_Information shown_:

** BEGIN **

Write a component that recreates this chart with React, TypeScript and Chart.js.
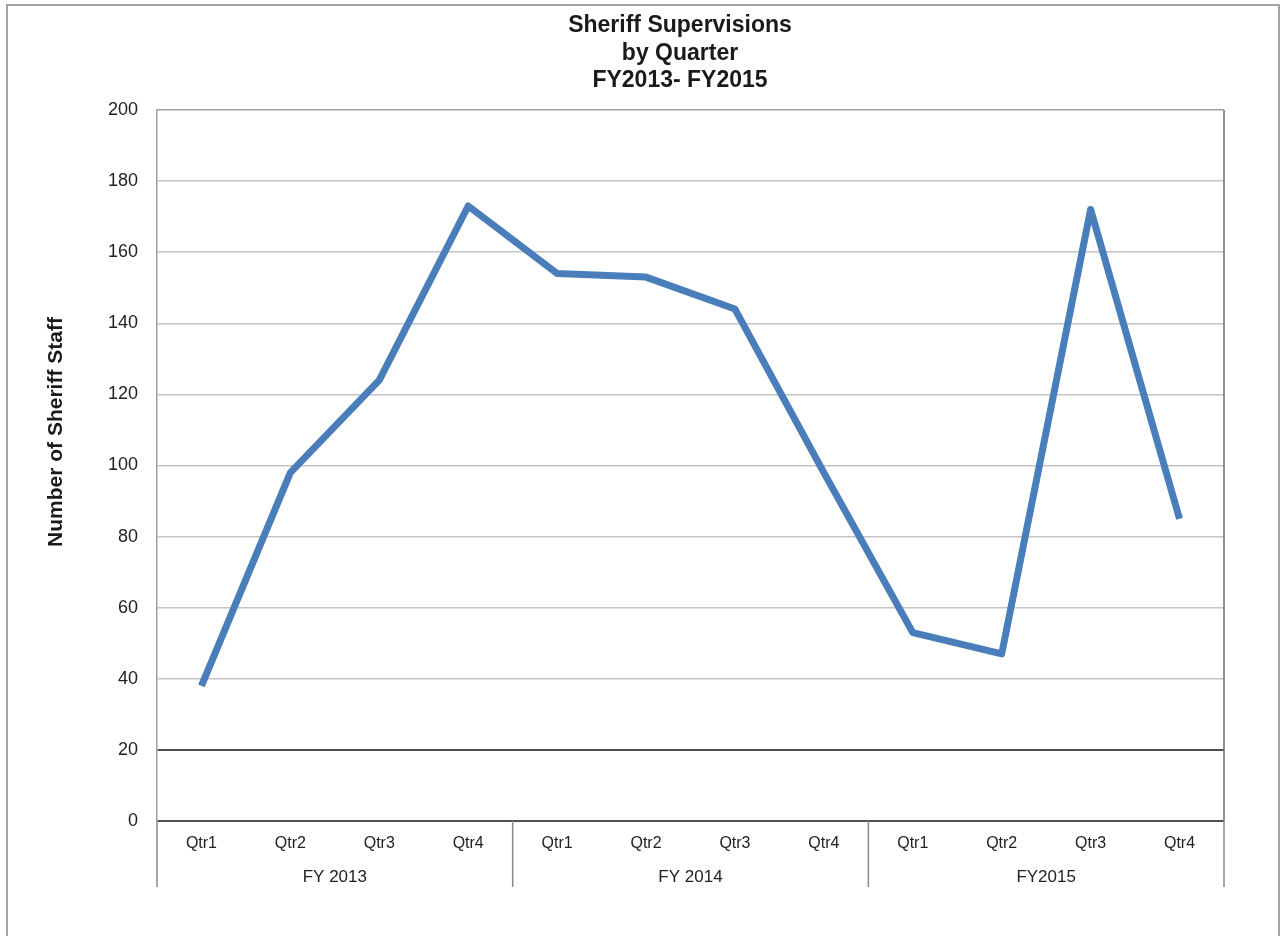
import React, { useEffect, useRef } from "react";
import { Chart, registerables } from "chart.js";

Chart.register(...registerables);

// Quarter labels along the category axis
const quarterLabels = [
  "Qtr1", "Qtr2", "Qtr3", "Qtr4",
  "Qtr1", "Qtr2", "Qtr3", "Qtr4",
  "Qtr1", "Qtr2", "Qtr3", "Qtr4",
];

// Fiscal-year groups: name and number of quarters each spans
const fiscalYears = ["FY 2013", "FY 2014", "FY2015"];
const quartersPerYear = [4, 4, 4];

// Sheriff staff supervisions per quarter
const supervisions = [38, 98, 124, 173, 154, 153, 144, 98, 53, 47, 172, 85];

const titleLines = ["Sheriff Supervisions", "by Quarter", "FY2013- FY2015"];
const yAxisTitle = "Number of Sheriff Staff";

const FONT = "'Liberation Sans', Arial, Helvetica, sans-serif";

const decorations = {
  id: "decorations",
  afterDraw(chart: any) {
    const { ctx, chartArea } = chart;
    const x = chart.scales.x;
    ctx.save();

    // outer frame
    ctx.strokeStyle = "#a3a3a3";
    ctx.lineWidth = 2;
    ctx.beginPath();
    ctx.moveTo(7, 960);
    ctx.lineTo(7, 5);
    ctx.lineTo(1279, 5);
    ctx.lineTo(1279, 960);
    ctx.stroke();

    // right edge of plot area
    ctx.strokeStyle = "#6f6f6f";
    ctx.lineWidth = 1.5;
    ctx.beginPath();
    ctx.moveTo(chartArea.right, chartArea.top);
    ctx.lineTo(chartArea.right, chartArea.bottom);
    ctx.stroke();

    // chart title
    ctx.fillStyle = "#1a1a1a";
    ctx.font = `bold 23px ${FONT}`;
    ctx.textAlign = "center";
    ctx.textBaseline = "middle";
    titleLines.forEach((t, i) => ctx.fillText(t, 680, 26 + i * 27.5));

    // y axis title
    ctx.save();
    ctx.translate(56, 432);
    ctx.rotate(-Math.PI / 2);
    ctx.font = `bold 21px ${FONT}`;
    ctx.fillText(yAxisTitle, 0, 0);
    ctx.restore();

    // fiscal-year group separators and labels
    const step = x.getPixelForValue(1) - x.getPixelForValue(0);
    let start = 0;
    const edges: number[] = [chartArea.left];
    fiscalYears.forEach((name, g) => {
      const n = quartersPerYear[g];
      const left = x.getPixelForValue(start) - step / 2;
      const right = x.getPixelForValue(start + n - 1) + step / 2;
      edges.push(right);
      ctx.font = `17px ${FONT}`;
      ctx.fillStyle = "#222";
      ctx.fillText(name, (left + right) / 2, 877);
      start += n;
    });
    ctx.strokeStyle = "#8a8a8a";
    ctx.lineWidth = 1.5;
    edges.forEach((ex) => {
      ctx.beginPath();
      ctx.moveTo(ex, chartArea.bottom);
      ctx.lineTo(ex, 887);
      ctx.stroke();
    });

    ctx.restore();
  },
};

export default function App() {
  const ref = useRef<HTMLCanvasElement | null>(null);

  useEffect(() => {
    if (!ref.current) return;
    const chart = new Chart(ref.current, {
      type: "line",
      data: {
        labels: quarterLabels,
        datasets: [
          {
            data: supervisions,
            borderColor: "#4a7ebb",
            borderWidth: 7,
            pointRadius: 0,
            pointHoverRadius: 0,
            borderJoinStyle: "round",
            borderCapStyle: "butt",
            tension: 0,
            fill: false,
          },
        ],
      },
      options: {
        animation: false,
        responsive: false,
        devicePixelRatio: 1,
        layout: { padding: { top: 110, right: 57, left: 0, bottom: 0 } },
        plugins: {
          legend: { display: false },
          title: { display: false },
          tooltip: { enabled: false },
        },
        scales: {
          x: {
            type: "category",
            offset: true,
            grid: { display: false, drawTicks: false },
            border: { display: false },
            ticks: {
              color: "#222",
              font: { family: FONT, size: 16 },
              padding: 13,
              maxRotation: 0,
              autoSkip: false,
            },
            afterFit(scale: any) {
              scale.height = 115;
            },
          },
          y: {
            min: 0,
            max: 200,
            grid: {
              drawTicks: false,
              color: (c: any) => {
                const v = c.tick?.value;
                if (v === 0 || v === 20) return "#505050";
                if (v === 200) return "#a0a0a0";
                return "#c4c4c4";
              },
              lineWidth: (c: any) => {
                const v = c.tick?.value;
                return v === 0 || v === 20 ? 2 : 1.5;
              },
            },
            border: { display: true, color: "#a0a0a0", width: 1.5 },
            ticks: {
              stepSize: 20,
              color: "#222",
              font: { family: FONT, size: 18 },
              padding: 19,
            },
            afterFit(scale: any) {
              scale.width = 157;
            },
          },
        },
      },
      plugins: [decorations],
    });
    return () => chart.destroy();
  }, []);

  return (
    <div style={{ position: "absolute", left: 0, top: 0, width: 1281, height: 936, background: "#fff" }}>
      <canvas ref={ref} width={1281} height={936} style={{ display: "block" }} />
    </div>
  );
}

** END **

Set the listing down in full and exactly. Pictures within it should not appear in the copy.

Write a component that recreates this chart with React, TypeScript and Chart.js.
import React, { useEffect, useRef } from "react";
import { Chart, registerables } from "chart.js";

Chart.register(...registerables);

// Quarter labels along the category axis
const quarterLabels = [
  "Qtr1", "Qtr2", "Qtr3", "Qtr4",
  "Qtr1", "Qtr2", "Qtr3", "Qtr4",
  "Qtr1", "Qtr2", "Qtr3", "Qtr4",
];

// Fiscal-year groups: name and number of quarters each spans
const fiscalYears = ["FY 2013", "FY 2014", "FY2015"];
const quartersPerYear = [4, 4, 4];

// Sheriff staff supervisions per quarter
const supervisions = [38, 98, 124, 173, 154, 153, 144, 98, 53, 47, 172, 85];

const titleLines = ["Sheriff Supervisions", "by Quarter", "FY2013- FY2015"];
const yAxisTitle = "Number of Sheriff Staff";

const FONT = "'Liberation Sans', Arial, Helvetica, sans-serif";

const decorations = {
  id: "decorations",
  afterDraw(chart: any) {
    const { ctx, chartArea } = chart;
    const x = chart.scales.x;
    ctx.save();

    // outer frame
    ctx.strokeStyle = "#a3a3a3";
    ctx.lineWidth = 2;
    ctx.beginPath();
    ctx.moveTo(7, 960);
    ctx.lineTo(7, 5);
    ctx.lineTo(1279, 5);
    ctx.lineTo(1279, 960);
    ctx.stroke();

    // right edge of plot area
    ctx.strokeStyle = "#6f6f6f";
    ctx.lineWidth = 1.5;
    ctx.beginPath();
    ctx.moveTo(chartArea.right, chartArea.top);
    ctx.lineTo(chartArea.right, chartArea.bottom);
    ctx.stroke();

    // chart title
    ctx.fillStyle = "#1a1a1a";
    ctx.font = `bold 23px ${FONT}`;
    ctx.textAlign = "center";
    ctx.textBaseline = "middle";
    titleLines.forEach((t, i) => ctx.fillText(t, 680, 26 + i * 27.5));

    // y axis title
    ctx.save();
    ctx.translate(56, 432);
    ctx.rotate(-Math.PI / 2);
    ctx.font = `bold 21px ${FONT}`;
    ctx.fillText(yAxisTitle, 0, 0);
    ctx.restore();

    // fiscal-year group separators and labels
    const step = x.getPixelForValue(1) - x.getPixelForValue(0);
    let start = 0;
    const edges: number[] = [chartArea.left];
    fiscalYears.forEach((name, g) => {
      const n = quartersPerYear[g];
      const left = x.getPixelForValue(start) - step / 2;
      const right = x.getPixelForValue(start + n - 1) + step / 2;
      edges.push(right);
      ctx.font = `17px ${FONT}`;
      ctx.fillStyle = "#222";
      ctx.fillText(name, (left + right) / 2, 877);
      start += n;
    });
    ctx.strokeStyle = "#8a8a8a";
    ctx.lineWidth = 1.5;
    edges.forEach((ex) => {
      ctx.beginPath();
      ctx.moveTo(ex, chartArea.bottom);
      ctx.lineTo(ex, 887);
      ctx.stroke();
    });

    ctx.restore();
  },
};

export default function App() {
  const ref = useRef<HTMLCanvasElement | null>(null);

  useEffect(() => {
    if (!ref.current) return;
    const chart = new Chart(ref.current, {
      type: "line",
      data: {
        labels: quarterLabels,
        datasets: [
          {
            data: supervisions,
            borderColor: "#4a7ebb",
            borderWidth: 7,
            pointRadius: 0,
            pointHoverRadius: 0,
            borderJoinStyle: "round",
            borderCapStyle: "butt",
            tension: 0,
            fill: false,
          },
        ],
      },
      options: {
        animation: false,
        responsive: false,
        devicePixelRatio: 1,
        layout: { padding: { top: 110, right: 57, left: 0, bottom: 0 } },
        plugins: {
          legend: { display: false },
          title: { display: false },
          tooltip: { enabled: false },
        },
        scales: {
          x: {
            type: "category",
            offset: true,
            grid: { display: false, drawTicks: false },
            border: { display: false },
            ticks: {
              color: "#222",
              font: { family: FONT, size: 16 },
              padding: 13,
              maxRotation: 0,
              autoSkip: false,
            },
            afterFit(scale: any) {
              scale.height = 115;
            },
          },
          y: {
            min: 0,
            max: 200,
            grid: {
              drawTicks: false,
              color: (c: any) => {
                const v = c.tick?.value;
                if (v === 0 || v === 20) return "#505050";
                if (v === 200) return "#a0a0a0";
                return "#c4c4c4";
              },
              lineWidth: (c: any) => {
                const v = c.tick?.value;
                return v === 0 || v === 20 ? 2 : 1.5;
              },
            },
            border: { display: true, color: "#a0a0a0", width: 1.5 },
            ticks: {
              stepSize: 20,
              color: "#222",
              font: { family: FONT, size: 18 },
              padding: 19,
            },
            afterFit(scale: any) {
              scale.width = 157;
            },
          },
        },
      },
      plugins: [decorations],
    });
    return () => chart.destroy();
  }, []);

  return (
    <div style={{ position: "absolute", left: 0, top: 0, width: 1281, height: 936, background: "#fff" }}>
      <canvas ref={ref} width={1281} height={936} style={{ display: "block" }} />
    </div>
  );
}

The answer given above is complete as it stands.